### Exercise description
Pictures are not part of the copy. Retype the lines from the first one through the line that contains "(C) at (435.5,371.5)".

═════ Information supplied ═════

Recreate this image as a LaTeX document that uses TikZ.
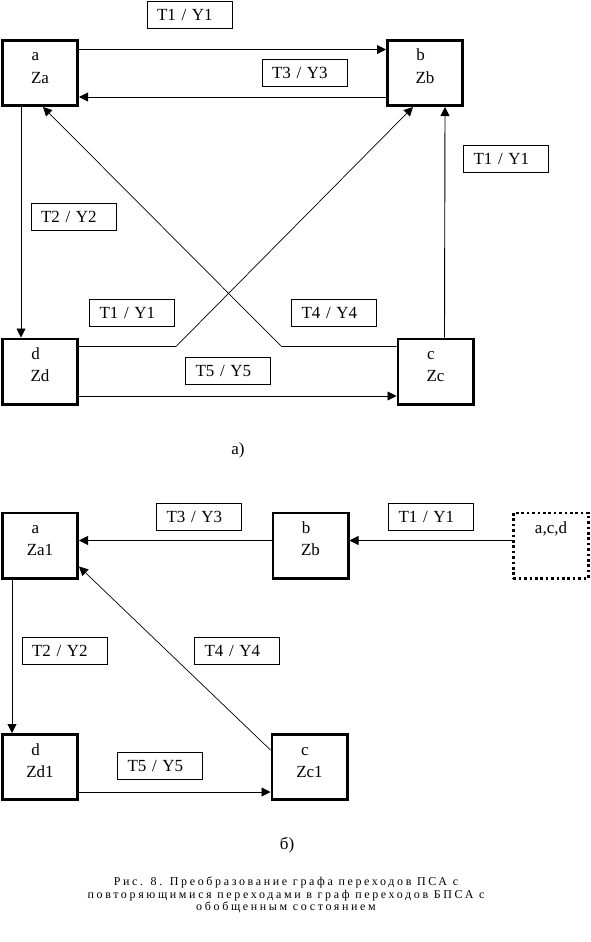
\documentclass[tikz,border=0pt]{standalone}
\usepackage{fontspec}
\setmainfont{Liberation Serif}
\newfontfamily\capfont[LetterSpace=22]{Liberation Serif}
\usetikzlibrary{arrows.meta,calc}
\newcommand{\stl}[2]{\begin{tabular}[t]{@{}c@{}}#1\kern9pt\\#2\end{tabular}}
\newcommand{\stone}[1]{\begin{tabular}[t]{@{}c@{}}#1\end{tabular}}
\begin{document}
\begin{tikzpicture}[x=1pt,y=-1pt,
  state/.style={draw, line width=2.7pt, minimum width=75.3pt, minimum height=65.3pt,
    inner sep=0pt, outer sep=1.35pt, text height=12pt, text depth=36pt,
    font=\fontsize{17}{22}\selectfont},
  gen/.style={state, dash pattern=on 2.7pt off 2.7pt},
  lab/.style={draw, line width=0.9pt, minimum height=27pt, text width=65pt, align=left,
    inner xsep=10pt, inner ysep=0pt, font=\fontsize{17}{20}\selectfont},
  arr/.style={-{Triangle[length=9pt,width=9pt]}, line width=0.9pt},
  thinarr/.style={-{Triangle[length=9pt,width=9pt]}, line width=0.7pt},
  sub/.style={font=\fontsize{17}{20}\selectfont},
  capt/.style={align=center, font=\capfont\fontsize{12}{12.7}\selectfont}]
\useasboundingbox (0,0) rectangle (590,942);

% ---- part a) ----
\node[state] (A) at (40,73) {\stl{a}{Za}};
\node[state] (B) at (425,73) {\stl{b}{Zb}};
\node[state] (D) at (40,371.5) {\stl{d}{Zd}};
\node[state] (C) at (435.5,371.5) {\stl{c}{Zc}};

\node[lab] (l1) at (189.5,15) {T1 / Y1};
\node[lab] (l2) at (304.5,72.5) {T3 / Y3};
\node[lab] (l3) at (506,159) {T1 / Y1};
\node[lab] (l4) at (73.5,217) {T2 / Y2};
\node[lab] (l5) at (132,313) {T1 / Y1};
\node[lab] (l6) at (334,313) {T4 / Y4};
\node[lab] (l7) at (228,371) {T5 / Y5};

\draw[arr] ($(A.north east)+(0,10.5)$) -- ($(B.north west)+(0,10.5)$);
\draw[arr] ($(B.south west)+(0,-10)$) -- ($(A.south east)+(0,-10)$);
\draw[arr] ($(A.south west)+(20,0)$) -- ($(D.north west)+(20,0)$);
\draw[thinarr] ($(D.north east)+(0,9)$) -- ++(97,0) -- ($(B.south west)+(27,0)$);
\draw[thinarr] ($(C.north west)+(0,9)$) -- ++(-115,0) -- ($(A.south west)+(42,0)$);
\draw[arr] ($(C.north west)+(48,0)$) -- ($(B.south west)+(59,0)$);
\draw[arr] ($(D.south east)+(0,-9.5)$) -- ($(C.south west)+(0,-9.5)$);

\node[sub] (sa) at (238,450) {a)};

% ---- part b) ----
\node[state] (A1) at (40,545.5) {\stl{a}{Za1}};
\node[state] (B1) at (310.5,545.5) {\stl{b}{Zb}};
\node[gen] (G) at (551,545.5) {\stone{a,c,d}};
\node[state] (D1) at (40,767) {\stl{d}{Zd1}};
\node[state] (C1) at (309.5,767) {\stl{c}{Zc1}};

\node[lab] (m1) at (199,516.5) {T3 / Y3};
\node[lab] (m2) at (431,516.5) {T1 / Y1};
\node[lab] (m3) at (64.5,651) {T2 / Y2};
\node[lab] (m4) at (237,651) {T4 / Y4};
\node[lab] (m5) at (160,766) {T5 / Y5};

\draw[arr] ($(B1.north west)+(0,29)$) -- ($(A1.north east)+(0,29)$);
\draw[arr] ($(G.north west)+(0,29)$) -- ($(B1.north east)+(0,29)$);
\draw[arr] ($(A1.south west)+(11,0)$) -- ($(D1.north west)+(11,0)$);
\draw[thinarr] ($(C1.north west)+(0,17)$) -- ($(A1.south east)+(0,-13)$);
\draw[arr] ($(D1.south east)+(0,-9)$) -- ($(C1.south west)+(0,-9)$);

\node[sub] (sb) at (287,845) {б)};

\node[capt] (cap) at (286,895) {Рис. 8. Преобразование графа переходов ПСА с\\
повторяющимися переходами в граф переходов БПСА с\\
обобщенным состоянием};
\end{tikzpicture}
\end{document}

═════

### Worked solution
Recreate this image as a LaTeX document that uses TikZ.
\documentclass[tikz,border=0pt]{standalone}
\usepackage{fontspec}
\setmainfont{Liberation Serif}
\newfontfamily\capfont[LetterSpace=22]{Liberation Serif}
\usetikzlibrary{arrows.meta,calc}
\newcommand{\stl}[2]{\begin{tabular}[t]{@{}c@{}}#1\kern9pt\\#2\end{tabular}}
\newcommand{\stone}[1]{\begin{tabular}[t]{@{}c@{}}#1\end{tabular}}
\begin{document}
\begin{tikzpicture}[x=1pt,y=-1pt,
  state/.style={draw, line width=2.7pt, minimum width=75.3pt, minimum height=65.3pt,
    inner sep=0pt, outer sep=1.35pt, text height=12pt, text depth=36pt,
    font=\fontsize{17}{22}\selectfont},
  gen/.style={state, dash pattern=on 2.7pt off 2.7pt},
  lab/.style={draw, line width=0.9pt, minimum height=27pt, text width=65pt, align=left,
    inner xsep=10pt, inner ysep=0pt, font=\fontsize{17}{20}\selectfont},
  arr/.style={-{Triangle[length=9pt,width=9pt]}, line width=0.9pt},
  thinarr/.style={-{Triangle[length=9pt,width=9pt]}, line width=0.7pt},
  sub/.style={font=\fontsize{17}{20}\selectfont},
  capt/.style={align=center, font=\capfont\fontsize{12}{12.7}\selectfont}]
\useasboundingbox (0,0) rectangle (590,942);

% ---- part a) ----
\node[state] (A) at (40,73) {\stl{a}{Za}};
\node[state] (B) at (425,73) {\stl{b}{Zb}};
\node[state] (D) at (40,371.5) {\stl{d}{Zd}};
\node[state] (C) at (435.5,371.5) {\stl{c}{Zc}};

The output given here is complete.